If a trio containing only recursively enumerable languages is closed under complementation, then it is precisely the class of all regular languages.

So, if we also want some meaningful way to talk about computability, there is not trio closed under complementation except the regular languages.

3) Let me make my intuitive remarks why closure under intersection with regular languages is a natural operation more precise, or represents a structural property as noted in @babou answer. As said it has to do with the fact that most machine models are finite state based with some additional control (a stack, an infinite tape, a linear bounded tape etc).

One way to make this more precise and unify these models is the notion of valence automata, which is also a central topic in the above mentioned dissertation. A valence automaton is essentially a finite automaton enriched with some ''counting mechanism/or storage mechanism'' in form of a monoid. Imagine you have some additional register that can save an element from some monoid, and you can alter it by multiplication with other monoid elements. The following monoids correspond to the following language classes.

Monoid      |  Language class
-------------------------------
B           |  Context-Free
F_2         |  Context-Free
B x B       |  Recursively Enumerable
1           |  Regular
Z^n         |  Blind counter languages
N^n         |  Partially blind counter languages


where B denotes the bicyclic monoid, F_2 the free group of rank $$2$$, 1 the trivial monoid, Z the integers, and N the natural numbers, see the mentioned dissertation for more details.

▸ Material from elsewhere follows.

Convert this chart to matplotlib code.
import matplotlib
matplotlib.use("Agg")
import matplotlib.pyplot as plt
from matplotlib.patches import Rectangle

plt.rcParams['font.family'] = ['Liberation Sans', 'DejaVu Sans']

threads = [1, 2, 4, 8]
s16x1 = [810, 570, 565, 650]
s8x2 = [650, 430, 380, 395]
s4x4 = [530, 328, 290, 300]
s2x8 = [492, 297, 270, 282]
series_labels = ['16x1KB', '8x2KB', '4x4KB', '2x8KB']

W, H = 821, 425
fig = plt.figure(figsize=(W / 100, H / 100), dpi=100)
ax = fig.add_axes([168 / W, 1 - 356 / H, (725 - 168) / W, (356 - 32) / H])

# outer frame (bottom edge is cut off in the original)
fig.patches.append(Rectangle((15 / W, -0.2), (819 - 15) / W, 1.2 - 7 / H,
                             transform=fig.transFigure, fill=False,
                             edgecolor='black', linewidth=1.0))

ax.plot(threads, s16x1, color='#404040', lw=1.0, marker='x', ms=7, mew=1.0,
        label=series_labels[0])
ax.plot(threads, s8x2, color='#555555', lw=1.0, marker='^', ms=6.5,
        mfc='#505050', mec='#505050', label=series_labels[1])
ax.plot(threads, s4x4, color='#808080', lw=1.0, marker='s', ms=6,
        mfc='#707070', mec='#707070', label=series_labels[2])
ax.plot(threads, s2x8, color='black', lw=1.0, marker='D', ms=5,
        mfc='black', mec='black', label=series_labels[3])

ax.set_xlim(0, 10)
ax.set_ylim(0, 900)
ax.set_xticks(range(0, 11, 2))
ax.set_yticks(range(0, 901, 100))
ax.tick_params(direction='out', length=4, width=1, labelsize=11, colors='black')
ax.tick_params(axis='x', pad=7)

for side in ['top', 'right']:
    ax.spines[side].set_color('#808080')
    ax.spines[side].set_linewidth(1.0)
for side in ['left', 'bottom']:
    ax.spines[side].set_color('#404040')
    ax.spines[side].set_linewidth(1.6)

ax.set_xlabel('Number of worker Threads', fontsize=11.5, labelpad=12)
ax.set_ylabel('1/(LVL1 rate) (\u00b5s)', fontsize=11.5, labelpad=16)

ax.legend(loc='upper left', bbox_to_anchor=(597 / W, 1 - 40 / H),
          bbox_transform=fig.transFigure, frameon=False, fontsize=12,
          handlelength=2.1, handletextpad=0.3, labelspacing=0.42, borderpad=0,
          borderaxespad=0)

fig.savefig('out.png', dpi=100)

By a slight modification of the product automaton construction we can show that if $$U$$ and $$V$$ are accepted by some valence automata over monoids $$M$$ and $$N$$, then $$U \cap V$$ is accepted by some valence automaton over $$M \times N$$. But if $$V$$ is regular, we can choose $$N = 1$$, the trivial monoid. Hence in this case $$M \times N \cong M$$, so that we have not left our language class, or said differently every language described by valence automata is closed under intersection with regular languages (and in fact they are semi AFL's).